Cheng-Yu Lee uses neural stem cells from the fruit fly Drosophila to study the process of cell self-renewal versus differentiation. By using a combined genetic, biochemical, and genomic approach, Lee wants to understand the specific mechanism of neural stem cells, with implications for human degenerative diseases like Parkinson's.
Cheng-Yu Lee started his undergraduate study at the University of Maryland, College Park with the intention of entering a medical program and becoming a medical practitioner, a path that changed after being accepted into the undergraduate honors research program in biology working in the laboratory of Soichi Tanda studying the hedgehog (hh) signal transduction pathway in developing Drosophila compound eyes.
This experience sparked his intense desire to understand deeper at the molecular level how a biological structure is formed properly in the context of development. Lee remained at the University of Maryland, College Park for his graduate studies, researching steroid regulation of autophagic programmed cell death in Drosophila in the laboratory of Eric H. Baehrecke.
Following completion of his doctoral thesis, Lee joined the laboratory of Howard Hughes Medical Institute Investigator Chris Q. Doe, a leader in the field of Drosophila neural stem cell biology at the University of Oregon. Lee's post-doctoral research project focused on understanding the molecular mechanisms that allowed neural stem cells (neuroblasts) in flies to choose between self-renewal or differentiation, which was recognized with the Career Award in Biomedical Research by the Burroughs Wellcome Foundation in 2006.

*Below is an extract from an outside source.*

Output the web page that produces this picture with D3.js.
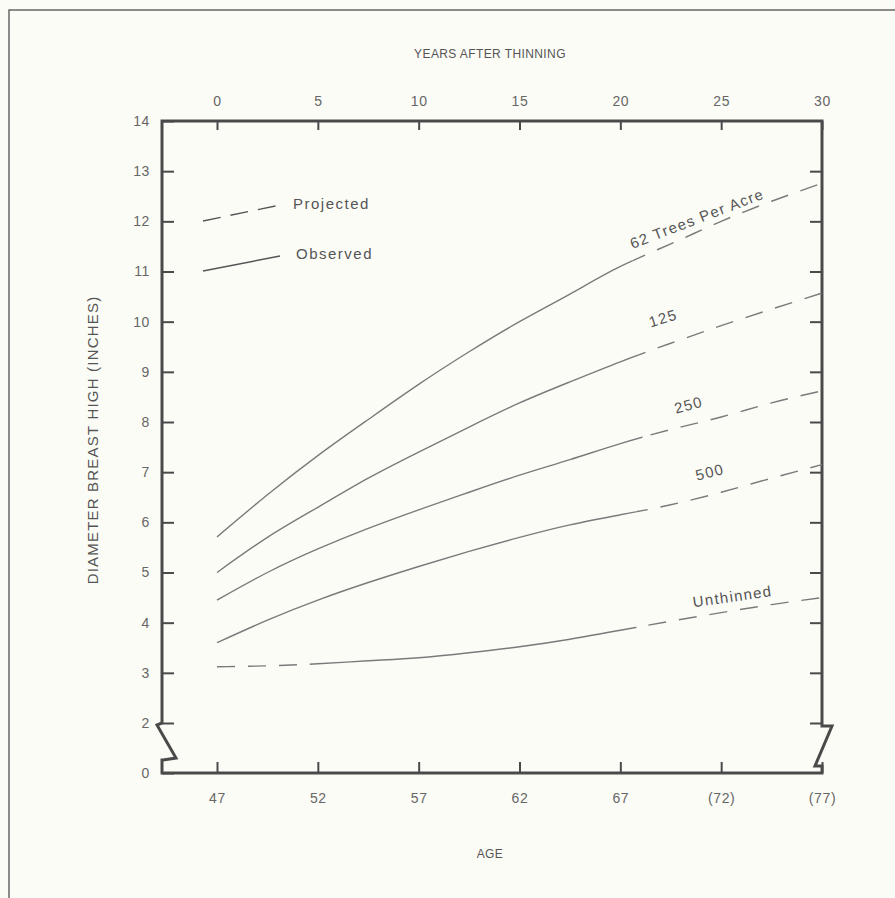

Lee's current research projects focus on understanding the molecular mechanisms by which these newly identified fly genes regulate self-renewal vs. differentiation in fly neuroblasts. In addition, he will test the roles of these fly genes in regulation of vertebrate neural stem cell self-renewal. Lee's long-term goal is identify many signaling pathways expressed in both insect and vertebrate neural stem cells, and contribute to our understanding of neural stem cells in birth defects, regenerative medicine and cancer biology.